Investors bet heavily against exchange-traded-funds (ETFs) in October to shield their portfolios from market turmoil.

Short interest in ETFs rose $11.7 billion to $176.5 billion last month, according to data from S3 Analytics, with most of this growth heavily concentrated in a handful of funds. The New York-based financial technology and analytics firm revealed that the top 25 most-shorted ETFs made up 75% of total short interest, seeing a $12.1 billion increase over the prior month.

The Big Shorts

The two biggest shorts, SPDR S&P 500 ETF (SPY) and Invesco QQQ (QQQ), were funds that track major U.S. indices. Bets against both SPY and QQQ -- an exchange-traded fund based on the Nasdaq 100 Index -- rose about 6% in October. Those calls turned out to be smart ones, generating returns of 8.20% and 9.80%, respectively.

The third biggest short, the iShares Russell 2000 ETF (IWM), also underperformed in October, earning its short sellers an 11.34% return. Interestingly, short interest in the fund, which tracks the bottom 2,000 stocks in the Russell 3000 Index, declined in October.

Data revealed that the iShares iBoxx $ High Yield Corporate Bond ETF (HYG), SPDR S&P Regional Banking ETF (KRE) and the iShares 20+ Year Treasury Bond ETF (TLT) rounded out the top five most-shorted funds ranking. 

In aggregate, the top 25 most-shorted ETFs generated $9.2 billion in mark-to-market profits. A 6.99% return in October was achieved despite a handful of ETFs in this group rising.

Investors that bet against Utilities Select Sector SPDR ETF (XLU), the iPath S&P 500 VIX Short-Term Futures ETN (VXX), the Consumer staples Select Sector SPDR ETF (XLP), the iShares MSCI Brazil ETF (EWZ) and the SPDR Gold Trust ETF (GLD) posted losses.
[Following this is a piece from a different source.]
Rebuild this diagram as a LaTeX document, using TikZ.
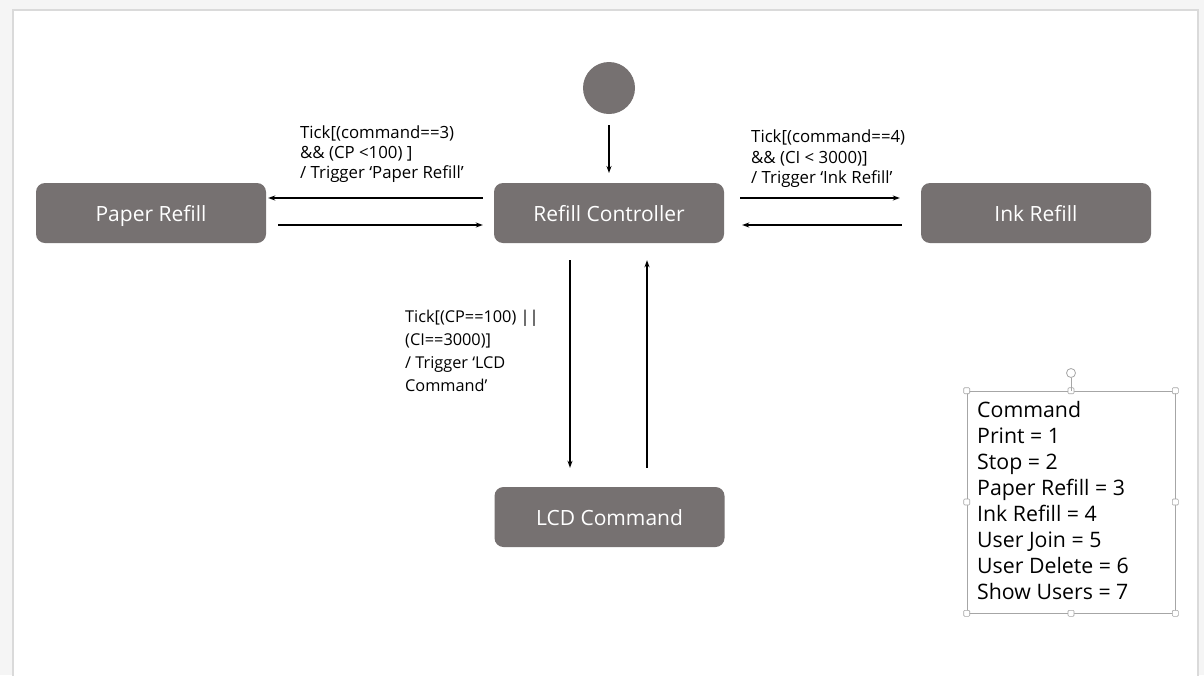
\documentclass[tikz,border=0pt]{standalone}
\usepackage{fontspec}
\setmainfont{Open Sans}
\usetikzlibrary{arrows.meta}
\definecolor{stategray}{HTML}{767171}
\definecolor{framegray}{HTML}{DADADA}
\definecolor{handlegray}{HTML}{A6A6A6}
\tikzset{
  state/.style={rectangle, rounded corners=9pt, fill=stategray, text=white,
    minimum width=230pt, minimum height=60pt, inner sep=0pt,
    text height=20pt, text depth=3pt,
    font=\fontsize{21}{24}\selectfont},
  flow/.style={-{Stealth[length=7pt,width=5pt]}, line width=1.2pt, black},
  guard/.style={align=left, anchor=north west, inner sep=0pt, text=black},
  handle/.style={draw=handlegray, fill=white, line width=0.6pt, minimum size=6pt, inner sep=0pt, rectangle, rounded corners=1pt},
}
\begin{document}
\begin{tikzpicture}[x=1pt,y=-1pt]
  % page background and slide frame
  \fill[white!96!black] (0,0) rectangle (1204,675);
  \useasboundingbox (0,0) rectangle (1204,675);
  \fill[white] (13,10) rectangle (1198,680);
  \draw[framegray, line width=1.5pt] (13,680) -- (13,10) -- (1198,10) -- (1198,680);

  % states
  \node[circle, fill=stategray, minimum size=52pt, inner sep=0pt] (init) at (609,88) {};
  \node[state] (ctrl)  at (609,213) {Refill Controller};
  \node[state] (paper) at (151,213) {Paper Refill};
  \node[state] (ink)   at (1036,213) {Ink Refill};
  \node[state] (lcd)   at (609.5,517) {LCD Command};

  % helper points for the connector ends
  \coordinate (initEnd) at (609,125);
  \coordinate (ctrlTop) at (609,173);

  % transitions (yshift is measured upwards)
  \draw[flow] (initEnd) -- (ctrlTop);
  \draw[flow] ([xshift=-11pt,yshift=15pt]ctrl.west) -- ([xshift=2pt,yshift=15pt]paper.east);
  \draw[flow] ([xshift=12pt,yshift=-12pt]paper.east) -- ([xshift=-11pt,yshift=-12pt]ctrl.west);
  \draw[flow] ([xshift=16pt,yshift=15pt]ctrl.east) -- ([xshift=-21pt,yshift=15pt]ink.west);
  \draw[flow] ([xshift=-19pt,yshift=-12pt]ink.west) -- ([xshift=18pt,yshift=-12pt]ctrl.east);
  \draw[flow] ([xshift=-39pt,yshift=-17pt]ctrl.south) -- ([xshift=-39.5pt,yshift=19pt]lcd.north);
  \draw[flow] ([xshift=37.5pt,yshift=19pt]lcd.north) -- ([xshift=38pt,yshift=-17pt]ctrl.south);

  % guards
  \node[guard, font=\fontsize{16.8}{20}\selectfont] (gPaper) at (300,126)
    {Tick[(command==3)\\\&\& (CP <100) ]\\/ Trigger ‘Paper Refill’};
  \node[guard, font=\fontsize{16.8}{20.5}\selectfont] (gInk) at (751,130)
    {Tick[(command==4)\\\&\& (CI < 3000)]\\/ Trigger ‘Ink Refill’};
  \node[guard, font=\fontsize{16.3}{23}\selectfont] (gLcd) at (405,310)
    {Tick[(CP==100) ||\\(CI==3000)]\\/ Trigger ‘LCD\\Command’};

  % command legend with its selection frame
  \node[draw=handlegray, line width=0.6pt, rectangle, minimum width=208pt, minimum height=222pt, inner sep=0pt] (legend) at (1071,502) {};
  \node[guard, font=\fontsize{21.3}{26}\selectfont] (legendText) at (977,401)
    {Command\\Print = 1\\Stop = 2\\Paper Refill = 3\\Ink Refill = 4\\User Join = 5\\User Delete = 6\\Show Users = 7};
  \foreach \a in {north west,north,north east,east,south east,south,south west,west}
    \node[handle] at (legend.\a) {};
  \node[draw=handlegray, circle, line width=0.8pt, minimum size=9pt, inner sep=0pt] (rot) at (1071,373) {};
  \draw[handlegray, line width=0.6pt] (rot.south) -- (legend.north);
\end{tikzpicture}
\end{document}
“In October, short sellers were looking for more short exposure in the more crowded equities (both retail and indexed), energy and healthcare stocks; international stocks and bonds;  and VIX volatility while decreasing short exposure to the broader U.S. market and U.S. interest rate related securities," said Ihor Dusaniwsky, managing director at S3 Partners. “If the market stabilizes and continues its rally, there may be $21 billion of October short sales ready to be covered and boost the rally even further.”